Earlier this week, the state announced a marketing campaign for the Desert and Sierra Tarahumara tourism routes, the first focusing on the dunes of Samalayuca and the Native American ruins near Casas Grandes, the second on lakes, waterfalls, and Indigenous towns in Western Chihuahua.
The push comes even as Mexico struggles to get a grip on COVID-19. As of Thursday, almost 72,000 people have died in Mexico since the start of the pandemic while 680,931 had caught the virus. Chihuahua has recorded 13,743 cases and 1,374 deaths, with almost half the cases and most of the fatalities taking place in Juarez.
But health officials say deaths have fallen off and the infection rate is plateauing. And Chihuahua, which borders Texas and New Mexico, is under intense pressure from merchants, laid-off workers and church-goers to lift restrictions on businesses and public venues even as new cases surface. The state reported 63 new infections and three new fatalities just on Thursday.
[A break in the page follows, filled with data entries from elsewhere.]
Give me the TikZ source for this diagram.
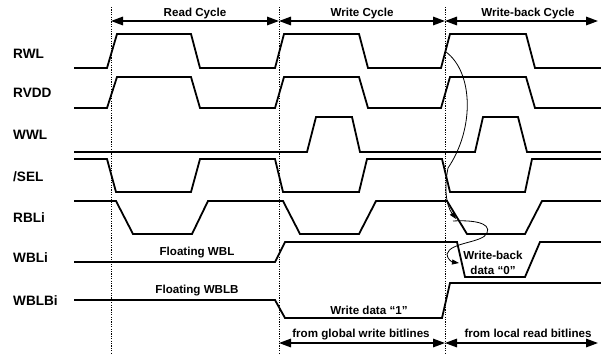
\documentclass[tikz,border=0pt]{standalone}
\usepackage{fontspec}
\setmainfont{Liberation Sans}
\usetikzlibrary{arrows.meta}
\begin{document}
\begin{tikzpicture}[x=1pt,y=-1pt,
 sig/.style={line width=1.8pt, line join=miter},
 sigtext/.style={font=\fontsize{13.6}{15}\selectfont\bfseries, anchor=base west, inner sep=0pt},
 lbl/.style={font=\fontsize{11.6}{13}\selectfont\bfseries, anchor=base, inner sep=0pt},
 cyc/.style={line width=1.6pt, {Triangle[length=12pt,width=8.5pt]}-{Triangle[length=12pt,width=8.5pt]}},
 bound/.style={line width=0.9pt, dash pattern=on 1.2pt off 1.2pt},
 cause/.style={line width=0.8pt, -{Triangle[length=7pt,width=5pt]}}
]
\useasboundingbox (0,0) rectangle (601,354);
% cycle boundaries
\coordinate (b0top) at (111,7);  \coordinate (b0bot) at (111,354);
\coordinate (b1top) at (279,7);  \coordinate (b1bot) at (279,354);
\coordinate (b2top) at (445,7);  \coordinate (b2bot) at (445,354);
\draw[bound] (b0top) -- (b0bot);
\draw[bound] (b1top) -- (b1bot);
\draw[bound] (b2top) -- (b2bot);
% cycle arrows
\coordinate (ra) at (111,21); \coordinate (rb) at (279,21);
\coordinate (wa) at (279,21); \coordinate (wb) at (445,21);
\coordinate (ka) at (445,21); \coordinate (kb) at (598,21);
\draw[cyc] (ra) -- (rb);
\draw[cyc] (wa) -- (wb);
\draw[cyc] (ka) -- (kb);
\node[lbl] (readc) at (195,16) {Read Cycle};
\node[lbl] (writec) at (362,16) {Write Cycle};
\node[lbl] (wbc) at (528,16) {Write-back Cycle};
% bottom arrows
\coordinate (ga) at (279,343); \coordinate (gb) at (445,343);
\coordinate (la) at (445,343); \coordinate (lb) at (598,343);
\draw[cyc] (ga) -- (gb);
\draw[cyc] (la) -- (lb);
\node[lbl] (glob) at (361,337) {from global write bitlines};
\node[lbl] (loc) at (528,337) {from local read bitlines};
% signal labels
\node[sigtext] (rwl) at (13,58.7) {RWL};
\node[sigtext] (rvdd) at (13,97.3) {RVDD};
\node[sigtext] (wwl) at (13,139.3) {WWL};
\node[sigtext] (sel) at (13,181.7) {/SEL};
\node[sigtext] (rbl) at (13,222.7) {RBLi};
\node[sigtext] (wbl) at (13,262.7) {WBLi};
\node[sigtext] (wblb) at (13,305) {WBLBi};
% waveforms
\draw[sig] (74,68) -- (107,68) -- (117,34) -- (191,34) -- (200,68) -- (275,68) -- (284,34) -- (359,34) -- (368,68) -- (441,68) -- (450,34) -- (526,34) -- (535,68) -- (601,68);
\draw[sig] (74,108) -- (107,108) -- (117,77) -- (191,77) -- (200,108) -- (275,108) -- (284,77) -- (359,77) -- (368,108) -- (441,108) -- (450,77) -- (526,77) -- (535,108) -- (601,108);
\draw[sig] (74,152) -- (307,152) -- (316,117) -- (352,117) -- (360,152) -- (475,152) -- (483,117) -- (518,117) -- (527,152) -- (601,152);
\draw[sig] (74,159) -- (107,159) -- (116,192) -- (191,192) -- (200,159) -- (275,159) -- (283,192) -- (359,192) -- (367,159) -- (442,159) -- (450,192) -- (525,192) -- (532,159) -- (601,159);
\draw[sig] (74,201) -- (116,201) -- (133,234) -- (192,234) -- (208,201) -- (283,201) -- (300,234) -- (359,234) -- (376,201) -- (447,201) -- (467,234) -- (525,234) -- (542,201) -- (601,201);
\draw[sig] (74,262) -- (275,262) -- (285,242) -- (457,242) -- (465,277) -- (525,277) -- (540,242) -- (601,242);
\draw[sig] (74,300) -- (275,300) -- (285,318) -- (442,318) -- (450,283) -- (601,283);
% texts on waveforms
\node[lbl] (fwbl) at (197,255) {Floating WBL};
\node[lbl] (fwblb) at (197,293) {Floating WBLB};
\node[lbl] (wd1) at (369,314) {Write data “1”};
\node[lbl] (wbd1) at (493,259.3) {Write-back};
\node[lbl] (wbd2) at (493,274) {data “0”};
% cause arrows
\coordinate (c1s) at (446,52);
\coordinate (c1e) at (456,219);
\coordinate (c2s) at (453,221);
\coordinate (c2e) at (459,263);
\draw[cause] (c1s) .. controls (473,72) and (475,128) .. (448,168) .. controls (444,188) and (446,205) .. (c1e);
\draw[cause] (c2s) .. controls (470,220) and (492,222) .. (487,233) .. controls (483,243) and (450,242) .. (447,254) .. controls (447,259) and (452,262) .. (c2e);
\end{tikzpicture}
\end{document}
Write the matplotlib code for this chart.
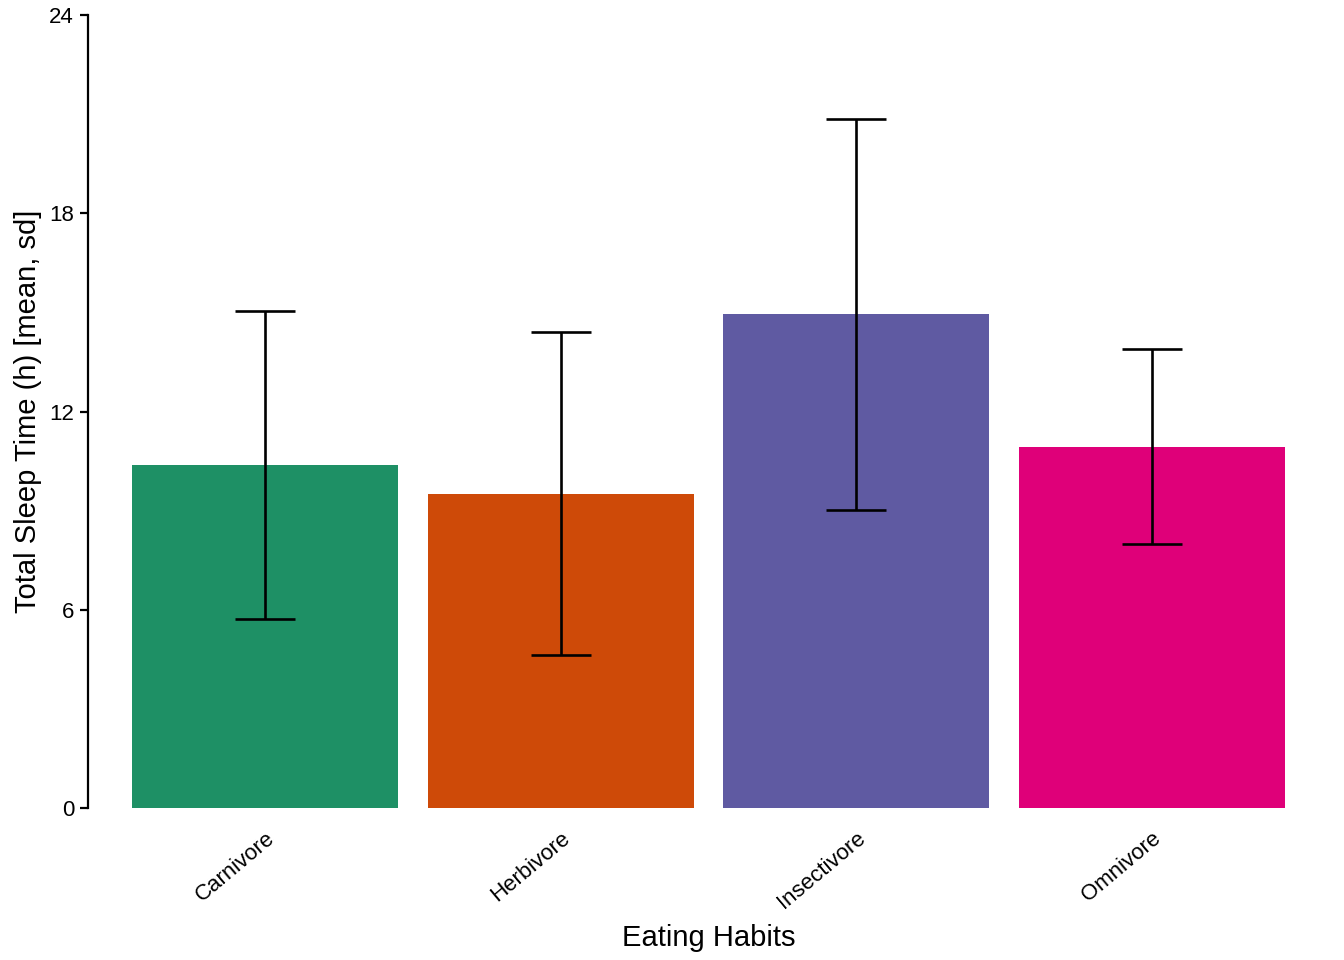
import numpy as np
import matplotlib.pyplot as plt

plt.rcParams['font.family'] = ['Liberation Sans', 'DejaVu Sans']

habitos = ['Carnivore', 'Herbivore', 'Insectivore', 'Omnivore']
media = [10.38, 9.51, 14.94, 10.93]
desvio = [4.67, 4.89, 5.92, 2.95]
colores = ['#1E9065', '#CE4A08', '#5F5AA2', '#DF0079']

fig = plt.figure(figsize=(13.44, 9.6), dpi=100)
ax = fig.add_axes([88/1344, 152/960, (1329-88)/1344, (808-15)/960])

x = np.arange(1, len(habitos)+1)
ax.bar(x, media, width=0.9, color=colores, zorder=1)
ax.errorbar(x, media, yerr=desvio, fmt='none', ecolor='black', elinewidth=1.9,
            capsize=21.5, capthick=1.9, zorder=2)

ax.set_xlim(0.4, 4.6)
ax.set_ylim(0, 24)
ax.set_yticks([0, 6, 12, 18, 24])
ax.set_xticks(x)
ax.set_xticklabels(habitos, rotation=40, ha='right', rotation_mode='anchor', fontsize=16)
ax.tick_params(axis='x', length=0, pad=14)
ax.tick_params(axis='y', length=6, width=1.6, labelsize=16, pad=4)

for s in ['top', 'right', 'bottom']:
    ax.spines[s].set_visible(False)
ax.spines['left'].set_linewidth(1.6)

ax.set_xlabel('Eating Habits', fontsize=21, labelpad=8)
ax.set_ylabel('Total Sleep Time (h) [mean, sd]', fontsize=21, labelpad=5)

fig.savefig('out.png', dpi=100)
De la Vega said the goal of “Safe and Healthy” is to reassure visitors that their risk of catching COVID-19 or any other viruses is low from the moment they get off an airplane, take a taxi to their hotel and go to sleep in their rooms.
The audits eventually will include medical services providers, which are one of the top destinations for U.S. visitors, particularly in border cities like Juarez, but have seen their customer base plummet since mid-March.
A Juarez Chamber of Commerce official told Border Report last month fear of the coronavirus and lengthy waits to cross the border brought about by international travel restrictions have led to a drop of 90% in customers at doctors’ and dental services offices catering to U.S. visitors.
The first facilities audited were Juarez International Airport and the Chihuahua City Airport. Forty-six hotels in Juarez, Chihuahua City and the Copper Canyon region will be audited next, as will the Paso del Norte Center in Juarez and Expo Chihuahua in the state capital, De la Vega said in a teleconference Thusday.